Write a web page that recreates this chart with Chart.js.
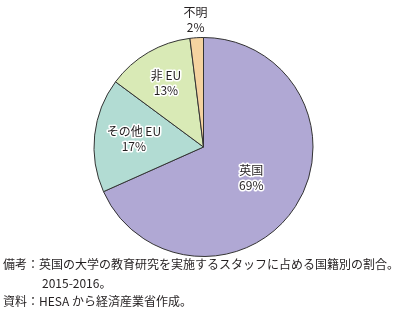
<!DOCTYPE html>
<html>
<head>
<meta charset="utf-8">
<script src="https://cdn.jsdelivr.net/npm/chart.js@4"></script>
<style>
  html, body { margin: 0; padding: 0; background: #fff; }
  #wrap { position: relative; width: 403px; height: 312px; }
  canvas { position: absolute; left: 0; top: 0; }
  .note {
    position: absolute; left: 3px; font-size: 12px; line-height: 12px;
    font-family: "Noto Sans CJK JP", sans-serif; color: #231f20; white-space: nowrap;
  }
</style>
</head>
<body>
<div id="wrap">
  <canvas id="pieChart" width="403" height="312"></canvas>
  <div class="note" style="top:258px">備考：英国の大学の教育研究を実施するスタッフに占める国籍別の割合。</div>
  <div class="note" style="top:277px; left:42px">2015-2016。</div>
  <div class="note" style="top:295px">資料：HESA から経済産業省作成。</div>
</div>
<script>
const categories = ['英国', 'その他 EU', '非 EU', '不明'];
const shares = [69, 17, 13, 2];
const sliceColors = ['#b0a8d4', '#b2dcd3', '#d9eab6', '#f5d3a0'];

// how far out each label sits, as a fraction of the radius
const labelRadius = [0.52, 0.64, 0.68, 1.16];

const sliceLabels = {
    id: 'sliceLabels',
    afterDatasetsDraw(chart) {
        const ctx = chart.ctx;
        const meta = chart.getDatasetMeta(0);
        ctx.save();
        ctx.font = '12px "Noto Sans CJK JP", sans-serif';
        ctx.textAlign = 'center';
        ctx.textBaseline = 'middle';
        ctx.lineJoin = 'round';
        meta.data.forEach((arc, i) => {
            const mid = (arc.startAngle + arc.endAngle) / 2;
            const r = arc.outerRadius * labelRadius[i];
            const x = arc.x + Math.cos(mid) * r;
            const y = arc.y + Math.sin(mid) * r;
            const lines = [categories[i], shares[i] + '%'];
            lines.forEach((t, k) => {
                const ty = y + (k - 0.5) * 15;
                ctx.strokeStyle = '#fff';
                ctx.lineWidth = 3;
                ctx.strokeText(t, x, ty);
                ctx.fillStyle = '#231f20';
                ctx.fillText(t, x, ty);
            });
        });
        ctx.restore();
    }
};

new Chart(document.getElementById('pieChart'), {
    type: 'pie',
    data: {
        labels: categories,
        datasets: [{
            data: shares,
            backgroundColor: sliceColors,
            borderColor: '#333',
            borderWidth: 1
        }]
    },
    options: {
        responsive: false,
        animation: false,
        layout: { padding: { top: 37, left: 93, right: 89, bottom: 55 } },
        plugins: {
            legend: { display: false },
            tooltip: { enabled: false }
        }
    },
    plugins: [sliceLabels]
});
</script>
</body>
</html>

──────

● REQUEST:
Copy every line above word for word and exclude the pictures.

● EXERCISE ANSWER:
Write a web page that recreates this chart with Chart.js.
<!DOCTYPE html>
<html>
<head>
<meta charset="utf-8">
<script src="https://cdn.jsdelivr.net/npm/chart.js@4"></script>
<style>
  html, body { margin: 0; padding: 0; background: #fff; }
  #wrap { position: relative; width: 403px; height: 312px; }
  canvas { position: absolute; left: 0; top: 0; }
  .note {
    position: absolute; left: 3px; font-size: 12px; line-height: 12px;
    font-family: "Noto Sans CJK JP", sans-serif; color: #231f20; white-space: nowrap;
  }
</style>
</head>
<body>
<div id="wrap">
  <canvas id="pieChart" width="403" height="312"></canvas>
  <div class="note" style="top:258px">備考：英国の大学の教育研究を実施するスタッフに占める国籍別の割合。</div>
  <div class="note" style="top:277px; left:42px">2015-2016。</div>
  <div class="note" style="top:295px">資料：HESA から経済産業省作成。</div>
</div>
<script>
const categories = ['英国', 'その他 EU', '非 EU', '不明'];
const shares = [69, 17, 13, 2];
const sliceColors = ['#b0a8d4', '#b2dcd3', '#d9eab6', '#f5d3a0'];

// how far out each label sits, as a fraction of the radius
const labelRadius = [0.52, 0.64, 0.68, 1.16];

const sliceLabels = {
    id: 'sliceLabels',
    afterDatasetsDraw(chart) {
        const ctx = chart.ctx;
        const meta = chart.getDatasetMeta(0);
        ctx.save();
        ctx.font = '12px "Noto Sans CJK JP", sans-serif';
        ctx.textAlign = 'center';
        ctx.textBaseline = 'middle';
        ctx.lineJoin = 'round';
        meta.data.forEach((arc, i) => {
            const mid = (arc.startAngle + arc.endAngle) / 2;
            const r = arc.outerRadius * labelRadius[i];
            const x = arc.x + Math.cos(mid) * r;
            const y = arc.y + Math.sin(mid) * r;
            const lines = [categories[i], shares[i] + '%'];
            lines.forEach((t, k) => {
                const ty = y + (k - 0.5) * 15;
                ctx.strokeStyle = '#fff';
                ctx.lineWidth = 3;
                ctx.strokeText(t, x, ty);
                ctx.fillStyle = '#231f20';
                ctx.fillText(t, x, ty);
            });
        });
        ctx.restore();
    }
};

new Chart(document.getElementById('pieChart'), {
    type: 'pie',
    data: {
        labels: categories,
        datasets: [{
            data: shares,
            backgroundColor: sliceColors,
            borderColor: '#333',
            borderWidth: 1
        }]
    },
    options: {
        responsive: false,
        animation: false,
        layout: { padding: { top: 37, left: 93, right: 89, bottom: 55 } },
        plugins: {
            legend: { display: false },
            tooltip: { enabled: false }
        }
    },
    plugins: [sliceLabels]
});
</script>
</body>
</html>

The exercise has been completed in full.